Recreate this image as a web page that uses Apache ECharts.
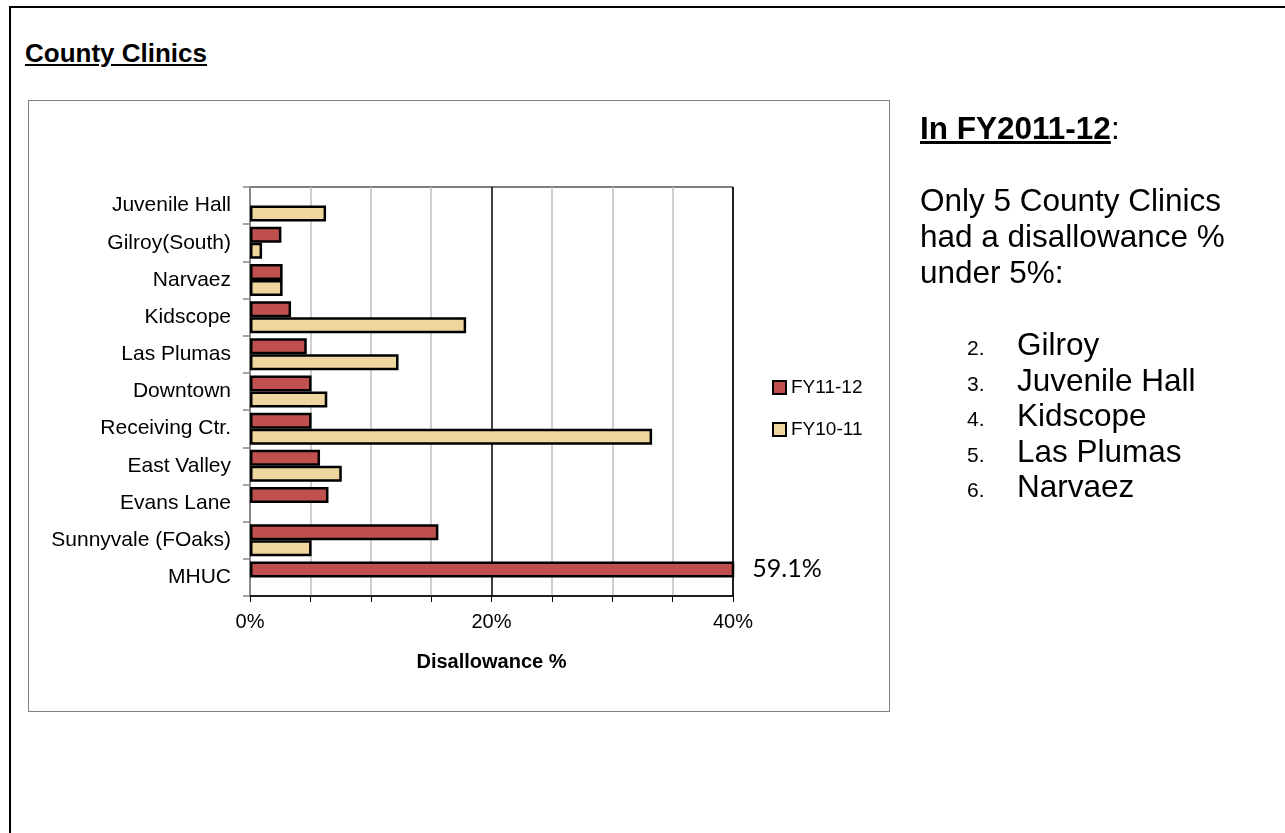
____
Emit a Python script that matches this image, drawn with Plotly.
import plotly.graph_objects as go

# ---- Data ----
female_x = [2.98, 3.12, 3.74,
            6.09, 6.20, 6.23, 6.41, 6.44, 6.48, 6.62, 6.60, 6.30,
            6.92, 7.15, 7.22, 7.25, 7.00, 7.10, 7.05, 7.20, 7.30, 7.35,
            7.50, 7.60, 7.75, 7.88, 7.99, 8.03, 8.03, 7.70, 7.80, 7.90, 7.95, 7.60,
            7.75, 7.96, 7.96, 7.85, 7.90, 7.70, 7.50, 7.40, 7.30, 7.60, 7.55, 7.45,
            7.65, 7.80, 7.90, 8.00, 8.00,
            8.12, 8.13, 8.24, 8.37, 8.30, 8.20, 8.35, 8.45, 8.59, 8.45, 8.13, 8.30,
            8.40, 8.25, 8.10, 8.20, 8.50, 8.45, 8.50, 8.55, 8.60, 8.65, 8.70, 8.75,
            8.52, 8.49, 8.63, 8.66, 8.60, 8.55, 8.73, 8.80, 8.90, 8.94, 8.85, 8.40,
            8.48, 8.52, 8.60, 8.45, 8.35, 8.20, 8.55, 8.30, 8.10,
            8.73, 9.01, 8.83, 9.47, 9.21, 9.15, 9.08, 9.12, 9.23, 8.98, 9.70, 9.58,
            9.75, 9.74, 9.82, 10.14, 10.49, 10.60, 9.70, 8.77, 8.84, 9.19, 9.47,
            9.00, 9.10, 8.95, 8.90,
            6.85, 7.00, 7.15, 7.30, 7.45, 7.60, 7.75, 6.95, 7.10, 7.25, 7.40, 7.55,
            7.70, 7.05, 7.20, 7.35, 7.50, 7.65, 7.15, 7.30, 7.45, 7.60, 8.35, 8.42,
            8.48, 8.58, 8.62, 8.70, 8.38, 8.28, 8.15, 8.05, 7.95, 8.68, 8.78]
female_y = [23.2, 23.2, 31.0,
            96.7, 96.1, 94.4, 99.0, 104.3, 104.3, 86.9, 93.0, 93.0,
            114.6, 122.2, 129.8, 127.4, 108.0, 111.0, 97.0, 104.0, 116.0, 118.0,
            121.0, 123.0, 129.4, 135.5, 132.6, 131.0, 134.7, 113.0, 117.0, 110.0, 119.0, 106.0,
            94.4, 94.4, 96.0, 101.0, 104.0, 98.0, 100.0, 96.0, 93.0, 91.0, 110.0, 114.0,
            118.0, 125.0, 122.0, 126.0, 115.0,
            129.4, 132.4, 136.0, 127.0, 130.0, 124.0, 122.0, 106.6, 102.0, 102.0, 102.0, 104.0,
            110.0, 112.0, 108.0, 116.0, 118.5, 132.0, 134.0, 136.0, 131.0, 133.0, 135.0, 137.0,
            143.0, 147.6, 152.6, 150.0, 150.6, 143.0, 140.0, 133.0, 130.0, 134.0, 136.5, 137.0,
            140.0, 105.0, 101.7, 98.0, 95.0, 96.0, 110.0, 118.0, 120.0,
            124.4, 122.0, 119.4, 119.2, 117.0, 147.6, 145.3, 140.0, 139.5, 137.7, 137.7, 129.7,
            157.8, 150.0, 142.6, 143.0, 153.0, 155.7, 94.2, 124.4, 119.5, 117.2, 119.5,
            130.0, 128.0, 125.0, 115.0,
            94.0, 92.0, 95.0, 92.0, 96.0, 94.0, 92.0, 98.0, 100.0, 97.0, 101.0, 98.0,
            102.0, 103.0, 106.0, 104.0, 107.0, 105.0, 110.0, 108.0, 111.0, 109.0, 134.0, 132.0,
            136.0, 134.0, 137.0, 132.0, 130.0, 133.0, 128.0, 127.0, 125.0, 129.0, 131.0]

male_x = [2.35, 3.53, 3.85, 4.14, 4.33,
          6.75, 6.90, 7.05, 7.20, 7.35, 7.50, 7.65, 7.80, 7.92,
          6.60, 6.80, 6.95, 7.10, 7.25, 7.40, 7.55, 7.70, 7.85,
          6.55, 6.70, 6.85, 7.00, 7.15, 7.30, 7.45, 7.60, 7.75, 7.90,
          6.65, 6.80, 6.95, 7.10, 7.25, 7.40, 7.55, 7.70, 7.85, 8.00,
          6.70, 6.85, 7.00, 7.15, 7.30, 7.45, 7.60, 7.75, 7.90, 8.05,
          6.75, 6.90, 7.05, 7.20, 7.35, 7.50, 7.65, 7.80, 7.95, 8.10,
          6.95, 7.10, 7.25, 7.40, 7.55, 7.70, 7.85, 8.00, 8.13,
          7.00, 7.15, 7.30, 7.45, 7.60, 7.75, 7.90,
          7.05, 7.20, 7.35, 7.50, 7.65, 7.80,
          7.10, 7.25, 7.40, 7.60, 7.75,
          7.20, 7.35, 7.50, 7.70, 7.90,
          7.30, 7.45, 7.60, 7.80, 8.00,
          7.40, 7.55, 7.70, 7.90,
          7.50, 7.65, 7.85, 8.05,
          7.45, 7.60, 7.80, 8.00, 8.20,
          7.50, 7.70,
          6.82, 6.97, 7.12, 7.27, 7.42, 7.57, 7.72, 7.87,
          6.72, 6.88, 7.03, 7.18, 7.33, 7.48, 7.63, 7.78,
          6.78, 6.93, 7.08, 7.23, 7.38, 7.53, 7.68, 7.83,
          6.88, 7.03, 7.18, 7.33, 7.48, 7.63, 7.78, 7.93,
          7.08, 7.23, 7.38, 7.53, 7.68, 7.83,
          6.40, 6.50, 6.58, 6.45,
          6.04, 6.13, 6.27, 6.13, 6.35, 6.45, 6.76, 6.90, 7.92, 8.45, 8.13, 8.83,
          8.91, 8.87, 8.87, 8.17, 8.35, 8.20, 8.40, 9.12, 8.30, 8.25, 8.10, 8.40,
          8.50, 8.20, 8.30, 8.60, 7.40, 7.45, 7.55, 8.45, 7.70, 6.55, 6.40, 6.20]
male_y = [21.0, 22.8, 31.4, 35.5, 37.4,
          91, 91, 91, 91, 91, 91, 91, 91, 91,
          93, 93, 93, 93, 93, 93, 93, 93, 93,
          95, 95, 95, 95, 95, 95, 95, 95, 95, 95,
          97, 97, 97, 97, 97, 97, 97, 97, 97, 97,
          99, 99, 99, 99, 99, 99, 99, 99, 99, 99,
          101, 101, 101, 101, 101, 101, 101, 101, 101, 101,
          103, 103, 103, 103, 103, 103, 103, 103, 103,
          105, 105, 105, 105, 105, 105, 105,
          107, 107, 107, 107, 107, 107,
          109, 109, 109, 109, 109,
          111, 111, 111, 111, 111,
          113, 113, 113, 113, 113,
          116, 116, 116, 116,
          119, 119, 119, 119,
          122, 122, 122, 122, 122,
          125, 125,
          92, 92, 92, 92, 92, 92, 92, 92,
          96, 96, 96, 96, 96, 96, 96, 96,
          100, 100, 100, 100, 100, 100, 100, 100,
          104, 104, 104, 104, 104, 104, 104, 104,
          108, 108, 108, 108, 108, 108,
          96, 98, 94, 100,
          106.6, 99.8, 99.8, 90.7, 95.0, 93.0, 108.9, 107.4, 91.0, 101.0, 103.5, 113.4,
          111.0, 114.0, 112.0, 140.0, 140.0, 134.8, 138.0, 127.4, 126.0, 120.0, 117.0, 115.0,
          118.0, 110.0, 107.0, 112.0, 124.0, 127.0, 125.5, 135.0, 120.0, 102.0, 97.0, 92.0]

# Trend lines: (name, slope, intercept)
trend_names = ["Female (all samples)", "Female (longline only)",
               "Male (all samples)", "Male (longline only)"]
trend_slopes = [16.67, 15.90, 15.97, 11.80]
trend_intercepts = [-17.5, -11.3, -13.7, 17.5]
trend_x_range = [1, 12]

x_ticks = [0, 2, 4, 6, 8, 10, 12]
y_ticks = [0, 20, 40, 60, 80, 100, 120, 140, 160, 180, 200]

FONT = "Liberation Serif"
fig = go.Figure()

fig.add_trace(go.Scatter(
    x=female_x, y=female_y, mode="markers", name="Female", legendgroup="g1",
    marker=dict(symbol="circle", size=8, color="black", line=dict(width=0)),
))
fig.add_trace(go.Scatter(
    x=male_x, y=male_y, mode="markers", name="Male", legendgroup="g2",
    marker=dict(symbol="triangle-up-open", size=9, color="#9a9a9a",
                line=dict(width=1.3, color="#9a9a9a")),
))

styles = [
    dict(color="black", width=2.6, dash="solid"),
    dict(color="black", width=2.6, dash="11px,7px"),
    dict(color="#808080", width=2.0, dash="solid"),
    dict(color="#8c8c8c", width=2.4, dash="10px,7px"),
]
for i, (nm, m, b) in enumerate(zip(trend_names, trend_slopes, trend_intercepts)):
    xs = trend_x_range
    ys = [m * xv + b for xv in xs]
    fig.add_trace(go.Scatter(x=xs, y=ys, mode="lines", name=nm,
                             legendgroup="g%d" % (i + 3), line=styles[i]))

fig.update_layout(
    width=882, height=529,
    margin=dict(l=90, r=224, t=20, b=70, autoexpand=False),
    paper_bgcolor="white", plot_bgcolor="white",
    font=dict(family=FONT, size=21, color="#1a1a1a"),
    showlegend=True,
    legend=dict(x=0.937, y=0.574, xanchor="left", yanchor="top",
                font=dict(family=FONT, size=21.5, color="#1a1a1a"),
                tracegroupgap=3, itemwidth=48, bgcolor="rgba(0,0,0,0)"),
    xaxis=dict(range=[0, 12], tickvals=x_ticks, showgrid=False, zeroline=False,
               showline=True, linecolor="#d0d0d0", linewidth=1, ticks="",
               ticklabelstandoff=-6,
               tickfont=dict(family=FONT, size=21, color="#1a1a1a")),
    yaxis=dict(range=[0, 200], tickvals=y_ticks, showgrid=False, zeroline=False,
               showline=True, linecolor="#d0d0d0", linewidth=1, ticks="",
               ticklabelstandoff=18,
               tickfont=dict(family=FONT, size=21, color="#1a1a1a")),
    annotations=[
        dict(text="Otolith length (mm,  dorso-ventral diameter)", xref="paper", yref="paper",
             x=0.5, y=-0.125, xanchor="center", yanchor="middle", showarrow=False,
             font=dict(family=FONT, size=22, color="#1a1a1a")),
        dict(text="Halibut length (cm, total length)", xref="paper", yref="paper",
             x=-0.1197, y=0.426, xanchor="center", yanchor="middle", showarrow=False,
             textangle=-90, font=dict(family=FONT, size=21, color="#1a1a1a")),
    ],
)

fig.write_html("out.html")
____
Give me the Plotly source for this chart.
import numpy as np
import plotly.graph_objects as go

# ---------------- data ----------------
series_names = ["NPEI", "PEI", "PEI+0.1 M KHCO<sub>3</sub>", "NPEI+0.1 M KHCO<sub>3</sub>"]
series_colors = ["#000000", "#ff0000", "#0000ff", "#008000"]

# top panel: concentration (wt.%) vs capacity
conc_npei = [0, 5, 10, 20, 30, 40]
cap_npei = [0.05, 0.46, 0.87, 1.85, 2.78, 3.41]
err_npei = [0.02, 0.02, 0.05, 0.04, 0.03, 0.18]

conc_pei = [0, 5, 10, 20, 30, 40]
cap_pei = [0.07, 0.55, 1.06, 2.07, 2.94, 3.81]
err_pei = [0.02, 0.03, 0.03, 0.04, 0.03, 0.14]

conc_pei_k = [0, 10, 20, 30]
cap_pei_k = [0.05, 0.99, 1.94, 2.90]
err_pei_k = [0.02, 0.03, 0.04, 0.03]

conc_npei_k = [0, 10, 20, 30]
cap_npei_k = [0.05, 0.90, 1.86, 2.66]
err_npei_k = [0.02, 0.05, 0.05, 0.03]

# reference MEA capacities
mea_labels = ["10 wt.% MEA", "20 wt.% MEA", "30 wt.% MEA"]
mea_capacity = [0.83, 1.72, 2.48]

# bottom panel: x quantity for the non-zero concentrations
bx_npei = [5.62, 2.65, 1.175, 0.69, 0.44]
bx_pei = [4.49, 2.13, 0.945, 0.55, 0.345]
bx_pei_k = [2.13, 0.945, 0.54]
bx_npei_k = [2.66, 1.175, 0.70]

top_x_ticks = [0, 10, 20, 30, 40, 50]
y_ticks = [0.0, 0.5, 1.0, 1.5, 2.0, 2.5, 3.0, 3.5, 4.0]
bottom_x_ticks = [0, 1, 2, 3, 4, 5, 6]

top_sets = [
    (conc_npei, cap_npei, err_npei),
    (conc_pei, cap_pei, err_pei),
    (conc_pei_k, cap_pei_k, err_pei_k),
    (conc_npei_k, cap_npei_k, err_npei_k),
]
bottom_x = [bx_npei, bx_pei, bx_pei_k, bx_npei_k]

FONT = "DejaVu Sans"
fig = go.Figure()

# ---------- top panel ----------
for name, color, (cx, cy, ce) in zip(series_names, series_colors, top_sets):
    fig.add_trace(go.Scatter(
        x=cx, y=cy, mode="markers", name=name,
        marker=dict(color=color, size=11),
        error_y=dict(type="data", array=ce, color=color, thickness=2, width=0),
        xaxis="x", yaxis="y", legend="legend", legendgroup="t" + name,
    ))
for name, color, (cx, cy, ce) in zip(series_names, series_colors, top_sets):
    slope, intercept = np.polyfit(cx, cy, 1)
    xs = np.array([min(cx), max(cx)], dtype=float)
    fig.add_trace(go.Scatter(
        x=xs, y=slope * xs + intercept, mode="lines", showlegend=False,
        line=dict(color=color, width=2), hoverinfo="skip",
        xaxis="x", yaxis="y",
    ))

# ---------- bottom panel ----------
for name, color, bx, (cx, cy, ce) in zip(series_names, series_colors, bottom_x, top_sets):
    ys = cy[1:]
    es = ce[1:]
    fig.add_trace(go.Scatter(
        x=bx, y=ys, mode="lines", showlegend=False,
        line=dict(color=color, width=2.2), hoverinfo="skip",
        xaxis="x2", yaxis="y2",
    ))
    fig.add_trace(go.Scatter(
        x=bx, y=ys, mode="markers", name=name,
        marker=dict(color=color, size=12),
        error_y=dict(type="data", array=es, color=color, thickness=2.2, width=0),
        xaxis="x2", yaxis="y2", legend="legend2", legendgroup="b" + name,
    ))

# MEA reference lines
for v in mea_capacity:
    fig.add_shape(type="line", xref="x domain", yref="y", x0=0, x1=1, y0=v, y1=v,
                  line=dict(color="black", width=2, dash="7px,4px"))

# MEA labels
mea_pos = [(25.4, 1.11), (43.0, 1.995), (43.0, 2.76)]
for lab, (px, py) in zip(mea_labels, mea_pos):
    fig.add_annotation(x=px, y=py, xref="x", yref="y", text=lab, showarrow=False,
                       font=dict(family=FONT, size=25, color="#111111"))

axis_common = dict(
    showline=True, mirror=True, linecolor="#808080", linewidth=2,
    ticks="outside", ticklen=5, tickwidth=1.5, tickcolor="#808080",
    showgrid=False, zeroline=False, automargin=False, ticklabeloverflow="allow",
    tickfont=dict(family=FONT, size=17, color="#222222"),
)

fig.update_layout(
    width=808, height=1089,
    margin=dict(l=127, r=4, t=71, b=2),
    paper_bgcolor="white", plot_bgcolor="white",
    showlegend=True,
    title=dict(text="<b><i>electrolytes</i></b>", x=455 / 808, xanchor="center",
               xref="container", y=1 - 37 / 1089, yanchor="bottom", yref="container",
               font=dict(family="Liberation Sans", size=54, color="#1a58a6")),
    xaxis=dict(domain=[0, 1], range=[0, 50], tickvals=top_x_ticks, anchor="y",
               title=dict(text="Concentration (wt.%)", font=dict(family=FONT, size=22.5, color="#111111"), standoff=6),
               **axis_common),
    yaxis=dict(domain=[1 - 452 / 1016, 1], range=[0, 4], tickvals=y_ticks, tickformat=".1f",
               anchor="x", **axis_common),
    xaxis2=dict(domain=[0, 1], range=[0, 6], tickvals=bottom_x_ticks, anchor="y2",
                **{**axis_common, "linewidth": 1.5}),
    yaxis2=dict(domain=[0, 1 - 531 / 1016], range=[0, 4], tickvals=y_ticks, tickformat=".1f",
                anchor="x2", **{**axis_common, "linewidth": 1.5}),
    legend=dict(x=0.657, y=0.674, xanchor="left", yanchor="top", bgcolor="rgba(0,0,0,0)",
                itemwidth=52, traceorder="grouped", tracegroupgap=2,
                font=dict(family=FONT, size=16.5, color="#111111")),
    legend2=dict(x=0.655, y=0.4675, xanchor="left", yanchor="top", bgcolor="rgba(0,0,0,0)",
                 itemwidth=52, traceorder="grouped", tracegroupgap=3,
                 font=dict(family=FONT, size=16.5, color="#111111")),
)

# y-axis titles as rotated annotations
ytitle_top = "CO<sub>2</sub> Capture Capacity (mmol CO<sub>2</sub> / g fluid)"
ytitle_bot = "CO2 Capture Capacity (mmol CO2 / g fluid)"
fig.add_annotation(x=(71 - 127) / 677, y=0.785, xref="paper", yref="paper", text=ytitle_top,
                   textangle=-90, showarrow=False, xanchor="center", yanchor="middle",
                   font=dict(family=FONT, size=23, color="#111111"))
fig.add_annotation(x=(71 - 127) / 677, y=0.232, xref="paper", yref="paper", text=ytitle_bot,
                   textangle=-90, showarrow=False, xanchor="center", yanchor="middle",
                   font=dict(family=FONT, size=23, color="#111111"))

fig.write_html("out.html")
____
--- GOAL ---
Transcribe, exactly and without additions, the lines of the records above, beginning with the line that contains "Give me the Plotly source for this chart." and ending with the line that contains "err_npei_k = [0.02, 0.05, 0.05, 0.03]", both included.

--- RESULT BELOW ---
Give me the Plotly source for this chart.
import numpy as np
import plotly.graph_objects as go

# ---------------- data ----------------
series_names = ["NPEI", "PEI", "PEI+0.1 M KHCO<sub>3</sub>", "NPEI+0.1 M KHCO<sub>3</sub>"]
series_colors = ["#000000", "#ff0000", "#0000ff", "#008000"]

# top panel: concentration (wt.%) vs capacity
conc_npei = [0, 5, 10, 20, 30, 40]
cap_npei = [0.05, 0.46, 0.87, 1.85, 2.78, 3.41]
err_npei = [0.02, 0.02, 0.05, 0.04, 0.03, 0.18]

conc_pei = [0, 5, 10, 20, 30, 40]
cap_pei = [0.07, 0.55, 1.06, 2.07, 2.94, 3.81]
err_pei = [0.02, 0.03, 0.03, 0.04, 0.03, 0.14]

conc_pei_k = [0, 10, 20, 30]
cap_pei_k = [0.05, 0.99, 1.94, 2.90]
err_pei_k = [0.02, 0.03, 0.04, 0.03]

conc_npei_k = [0, 10, 20, 30]
cap_npei_k = [0.05, 0.90, 1.86, 2.66]
err_npei_k = [0.02, 0.05, 0.05, 0.03]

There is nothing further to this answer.